📘Concept

Crawl Budget

최종 업데이트: May 13, 2026

Definition

Crawl budget is the number of pages Googlebot can and wants to crawl on your site within a given time frame. It combines crawl capacity (Google's limit) and crawl demand (Google's interest in your site).

Summary

Crawl budget matters mainly for large sites. Reduce low-value URLs, fix errors, strengthen internal links to important pages. GSC crawl stats show crawl patterns. Most sites under 100K URLs should prioritize content quality and indexing over crawl budget optimization.

When crawl budget matters

Google guidance

Google states crawl budget is rarely a concern for sites with fewer than ~100,000 URLs that update at most once per day. Most sites should focus on:

Content quality
Indexing coverage
Technical health

When to optimize crawl budget

Large sites: 100,000+ URLs, e-commerce, news, UGC
Frequent updates: Daily or hourly new content
Indexing delays: Important pages stuck in "Discovered — currently not indexed"
Crawl waste: Many duplicate, thin, or low-value URLs consuming crawl

Crawl budget components

Crawl capacity

Google's limit on how many URLs it can crawl without overloading your server. Affected by:

Server response time and stability
5xx errors (reduce crawl)
robots.txt and crawl rate settings in GSC

Crawl demand

Google's interest in crawling your site. Affected by:

Site popularity and authority
Content freshness and update frequency
Indexing value of URLs

Common crawl budget waste

Waste type	Example	Fix
Duplicate URLs	Parameter variants, www/non-www	Canonical, parameter handling
Thin/low-value pages	Tag pages, search results, filters	noindex, consolidate, reduce
Redirect chains	Multiple hops before final URL	Direct 301 redirects
Soft 404s	Empty pages returning 200	Fix content or 404/301
Blocked resources	CSS/JS blocked unnecessarily	Allow critical resources in robots.txt
Infinite spaces	Calendar pagination, session IDs	noindex, limit pagination

See Indexing Coverage Diagnosis for unindexed page causes.
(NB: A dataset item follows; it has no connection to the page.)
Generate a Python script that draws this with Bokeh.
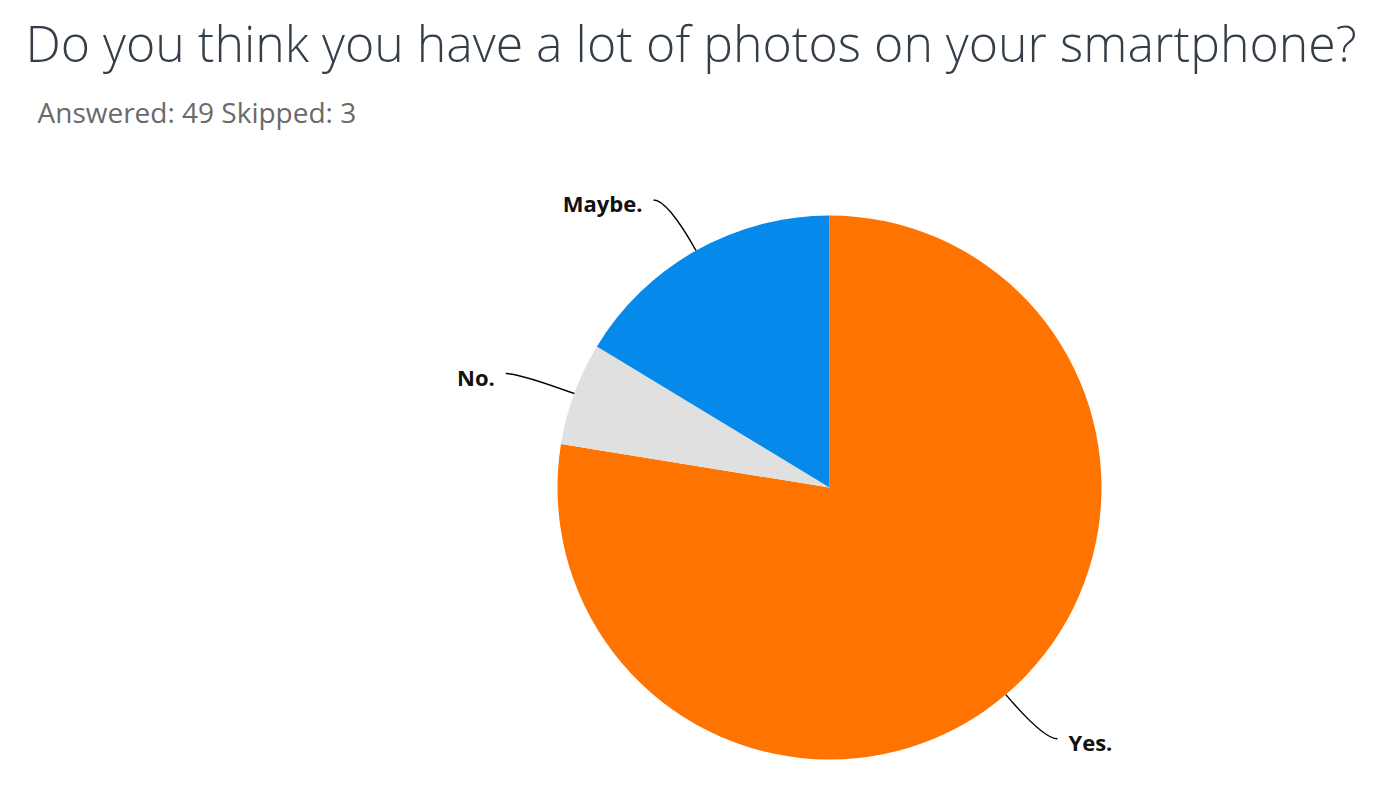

How to monitor crawl budget

GSC Crawl stats report

GSC → Settings → Crawl stats (if available)

Metrics: Total crawl requests, average response time, response code distribution

Use: Identify crawl spikes, error patterns, and response time issues.

Server log analysis

Analyze server logs for Googlebot requests. Tools: Screaming Frog Log Analyzer, custom scripts. Shows which URLs Googlebot crawls most.

URL Inspection sampling

GSC URL Inspection → check "Last crawl" dates for important pages. Old crawl dates may indicate low crawl priority.

Five crawl budget optimization strategies

1. Reduce low-value URL count

noindex or remove tag pages, internal search results, faceted navigation duplicates. Consolidate similar content.

2. Fix crawl errors

Resolve 5xx, redirect loops, and soft 404s. Errors waste crawl and reduce capacity.

3. Optimize sitemap

Submit sitemap with important URLs only. Remove deleted or noindex URLs from sitemap. See Sitemap for details.

4. Strengthen internal linking

Important pages need strong internal links to signal crawl priority. Orphan pages get less crawl.

5. Improve server performance

Faster response times allow more crawl within capacity. Core Web Vitals and server stability matter.

robots.txt and crawl budget

Blocking URLs in robots.txt prevents crawl but does not remove from index if already indexed. Use noindex for pages you don't want indexed. See How to Allow AI Bots in robots.txt for AI bot considerations.

Local market application

Crawl budget for local sites

Most local business sites have few URLs — crawl budget rarely an issue. Focus on indexing and content quality. Multi-location sites with many location pages may need crawl optimization.

CMS and hosting

Some CMS generate many low-value URLs (tags, archives). Audit and noindex or consolidate to preserve crawl for important pages.

Frequently asked questions

Q. Should I use "Crawl rate" in GSC?
A. Google recommends leaving default unless server is overloaded. Reducing crawl rate can delay indexing; increasing rarely helps.

Q. Does blocking CSS/JS hurt crawl budget?
A. Blocking render-critical resources can prevent proper rendering and indexing. Allow Googlebot to access CSS/JS needed to render content.

Q. How do I know if crawl budget is my problem?
A. Important pages stuck "Discovered — currently not indexed" for months, GSC crawl stats show high crawl on low-value URLs, or server logs show Googlebot hitting duplicates/thin pages heavily.

Q. Does crawl budget affect AI bots?
A. AI bots (GPTBot, etc.) have separate crawl behavior. robots.txt controls them independently. See AI Bots robots.txt Matrix for details.

Q. Can I request more crawl budget?
A. No direct request. Improve site quality, fix errors, reduce waste — Google allocates more crawl to valuable, healthy sites.